Pourquoi des matheux, chargés de concevoir des solutions industrielles, sont-ils à ce point sollicités pour répondre au défi du dérèglement climatique ?
Pourquoi des ingénieurs et des techniciens sont-ils recherchés, alors que c'est précisément l'activité (industrielle) humaine qui émet du CO2 dans l'atmosphère, qui fait monter la température, accélère la fonte des glaciers et brûle les forêts ?
Parce que la transition énergétique "va passer dans une phase de croissance plus importante qu'avant", répond Clarisse Magnin, directrice générale du cabinet de conseil en stratégie McKinsey France, après un été brûlant.
Par transition, il faut entendre électrification du monde pour remplacer les énergies fossiles --charbon, pétrole et gaz-- dont les émissions de CO2 réchauffent le climat.
Il faut aussi entendre adapter des procédés et "massivement former encore plus d'ingénieurs (...) tout en gardant la base d'excellence", résume Mme Magnin lors d'un entretien avec l'AFP.
"On a de très gros trous dans la production d'ingénieurs, même si on a un système de très grande qualité", ajoute-t-elle.
De nombreux employeurs, notamment dans les industries de pointe, "font part de leurs difficulté à recruter des profils techniques pour leurs usines", relève McKinsey dans le rapport "Redéfinir les stratégies industrielles à l'aune des grandes mutations récentes" publié cet été.
"Nous assistons à une espèce de foire d'empoigne, les industriels ne trouvent pas les compétences dont ils ont besoin", a déclaré mercredi Marc Rumeau, président de l'Association Ingénieurs et scientifiques de France (IESF) lors de la présentation de l'observatoire 2023 des ingénieurs.
"Renaissance industrielle"
Alors que la France aurait besoin de 60.000 ingénieurs supplémentaires chaque année, elle ne compte que 44.000 nouveaux diplômés par an, selon IESF qui souligne le taux de chômage très bas de la profession (2,7%).
Les chantiers de la transition des prochaines décennies iront du recyclage de métaux aux climatiseurs ou chauffages non polluants, en passant par les batteries électriques automobiles, les nouveaux carburants, les électrolyseurs et même la relance du nucléaire.
"Il va falloir surtout beaucoup d'ingénieurs dans la première phase, puis ensuite progressivement beaucoup de techniciens pour les mises en place", détaille Philippe Boucly, président de France Hydrogène, qui regroupe les acteurs du secteur en plein boom.

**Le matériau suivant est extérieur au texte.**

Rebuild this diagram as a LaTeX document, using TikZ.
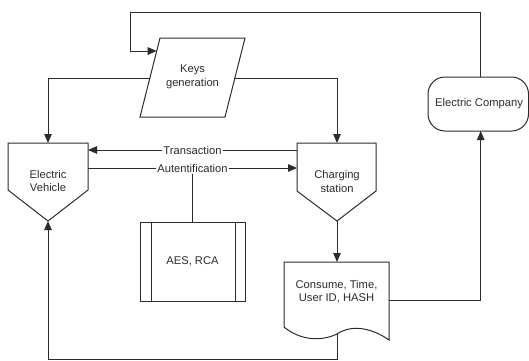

L'hydrogène est un cas d'école. Il doit muter du secteur de la chimie vers celui de l'énergie. L'hydrogène gris, fortement émetteur de CO2, produit aujourd'hui à partir de méthane, doit laisser la place à l'hydrogène propre, issu de l'électrolyse de l'eau avec de l'électricité décarbonée. Il doit remplacer le charbon fossile pour fabriquer l'acier et servir au stockage de l'énergie renouvelable.
Autant de machines et de procédés nouveaux à lancer, qui caractérisent une "renaissance industrielle", selon Hugues Lavandier, coauteur du rapport McKinsey.
"Attirer plus de jeunes-filles"
Pour Laurent Tardif, président de la Fédération des Industries Electriques, Electroniques et de Communication (FIEEC) et administrateur de Centrale-Supelec, l'une des plus grandes et des plus prestigieuses écoles d'ingénieurs françaises, la seule solution pour augmenter les effectifs sans baisser le niveau --c'est-à-dire sans supprimer les classes préparatoires sélectives de mathématiques et physique post-bac-- "c'est d'attirer plus de jeunes filles" dans les prépas scientifiques, bastion encore très masculin.
Centrale Supelec a lancé depuis deux ans des "summer camps" à son siège de Saclay pendant l'été, accueillant des élèves de seconde et leurs familles, afin de leur montrer l'école, et leur expliquer ce que fait un ingénieur.
"Nous avons eu 40 jeunes filles la première année et 150 l'an dernier, au concours d'entrée", explique M. Tardif.
D'autres initiatives sont promues, comme "Cap ingénieuse" pour faire découvrir les sciences aux écoliers du primaire par des élèves ingénieurs, afin aussi de "déconstruire les préjugés de genre".
Mais les progrès peinent à se matérialiser. Depuis une décennie, la proportion de filles stagne autour de 28% des élèves dans les 204 écoles françaises, et elles ne représentent que 24% des 1,11 million d'ingénieurs en activité, avec des écarts de salaires hommes-femmes importants, montre l'enquête IESF.